Bullying a 'Benefit' of Inclusion

I just found a quote in a book that makes me angry. The book is Schooling without Labels, by Douglas Biklen. At one point, he quotes a parent to illustrate one of the 'benefits' of inclusion:

"I think no matter how severely retarded or handicapped kids are, they are not dumb. I think they really can perceive themselves in relation to other people around them. Peers exert a lot of pressure on each other. Some of that is positive and some of it is negative. I have heard kids in Ben's class say to him when he is doing something that looks dumb, 'That looks dumb.' Now he may repeat [the statement] 'that looks dumb,' but he is also more likely to stop. If kids stay away from him because he is doing something that looks stupid or hurtful, he is aware of that; he doesn't like to be alone. So he will make the effort to try to stop because he wants to be with the kids."

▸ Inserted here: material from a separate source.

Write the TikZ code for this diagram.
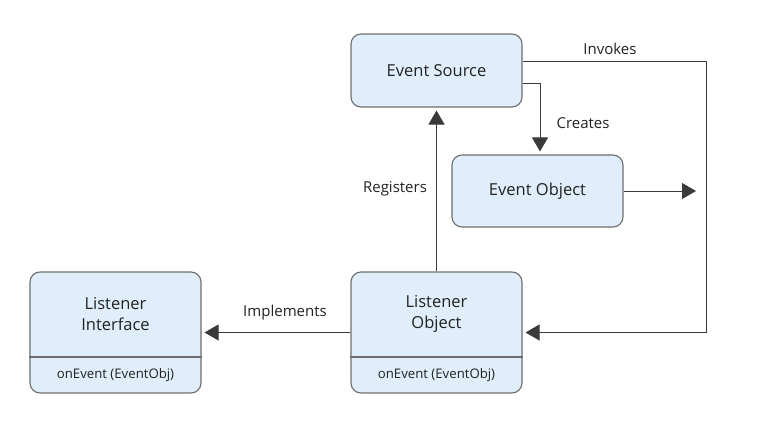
\documentclass[tikz,border=0pt]{standalone}
\usepackage{fontspec}
\setmainfont{Open Sans}
\usetikzlibrary{arrows.meta}
\definecolor{boxfill}{HTML}{DFEEFA}
\definecolor{boxline}{HTML}{6E6E6E}
\definecolor{conn}{HTML}{3A3A3A}
\definecolor{txt}{HTML}{222222}
\tikzset{
  box/.style={draw=boxline, fill=boxfill, line width=1.1pt, rounded corners=10pt,
    minimum width=171pt, inner sep=0pt, text=txt, font=\fontsize{16.5}{21}\selectfont},
  smalltxt/.style={text=txt, font=\fontsize{13.2}{15}\selectfont, inner sep=0pt},
  lbl/.style={text=txt, font=\fontsize{15}{18}\selectfont, inner sep=0pt},
  arr/.style={draw=conn, line width=0.9pt, -{Triangle[length=14pt,width=16pt]}, shorten >=3pt},
}
\begin{document}
\begin{tikzpicture}[x=1pt,y=-1pt]
\useasboundingbox (0,0) rectangle (774,439);
% boxes
\node[box, minimum height=73pt] (es) at (436.5,70.5) {Event Source};
\node[box, minimum height=72pt] (eo) at (537.5,191) {Event Object};
\node[box, minimum height=121pt] (li) at (115.5,332.5) {};
\node[box, minimum height=121pt] (lo) at (436.5,332.5) {};
\draw[boxline, line width=1.1pt] (li.west |- 0,357) -- (li.east |- 0,357);
\draw[boxline, line width=1.1pt] (lo.west |- 0,357) -- (lo.east |- 0,357);
\node[box, draw=none, fill=none, minimum width=0pt, align=center] (lit) at (115.5,314) {Listener\\Interface};
\node[box, draw=none, fill=none, minimum width=0pt, align=center] (lot) at (436.5,314) {Listener\\Object};
\node[smalltxt] (lim) at (115.5,375.5) {onEvent (EventObj)};
\node[smalltxt] (lom) at (436.5,375.5) {onEvent (EventObj)};
% coordinates
\coordinate (rc) at (706,61);
\coordinate (eotip) at (699,191);
% connectors
\draw[arr] (lo.north) -- (es.south);
\draw[arr] ([yshift=-12.5pt]es.east) -| ([xshift=2.5pt]eo.north);
\draw[arr] ([yshift=9.5pt]es.east) -| (rc) |- (lo.east);
\draw[arr] (eo.east) -- (eotip);
\draw[arr] (lo.west) -- (li.east);
% labels
\node[lbl] (linv) at (610,49) {Invokes};
\node[lbl] (lcre) at (583,123) {Creates};
\node[lbl] (lreg) at (395,189) {Registers};
\node[lbl] (limp) at (285,313) {Implements};
\end{tikzpicture}
\end{document}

What is good about that? So he may try harder not to self-injure (one of the 'dumb-looking' things this boy did). He is also learning to hate himself and strive to become someone he will never be. This is an extremely damaging lesson to learn and in fact should be considered a disadvantage of inclusion.
Because of bullying, I lost my pride in my physical abilities. I'm flexible and can sprint well, but I have poor hand-eye coordination and balance, can't coordinate my movements with other people or other external things, and tire easily. I never felt bad about that when I was young and in fact enjoyed physical education class and got plenty of exercise. Now, whenever I try to exercise, I feel ashamed of myself - so I avoid exercizing.
Because of bullying, I learnt to supress emotional expression. When my brother is annoying me, I show no reaction until I reach my limit and yell at him. When you are around people who care about you, hiding your emotions harms you and them. The only way it is ever helpful is that when you are being bullied, it can shield you from some harm sometimes.
Because of bullying, I am scared to stim in public. I talk to myself a lot, but I automatically lower my voice or fall silent when someone else comes near. I supress excitement rather than jump and flap my hands, which is my natural expression of excitement. As a result, I don't feel the excitement. I automatically put on an NT front when I'm talking to any non-adult older than 10 or so, unless they're disabled enough that I don't think of them as teenagers. This front means not talking about anything that actually interests me (or else I'll 'talk too much'), being evasive about things like why I'm homeschooled or whether I have crushes, and many other things. It is exhausting to put up this front and it means I can't develop a true friendship or really care about that person.
And this is supposed to be a benefit of inclusion?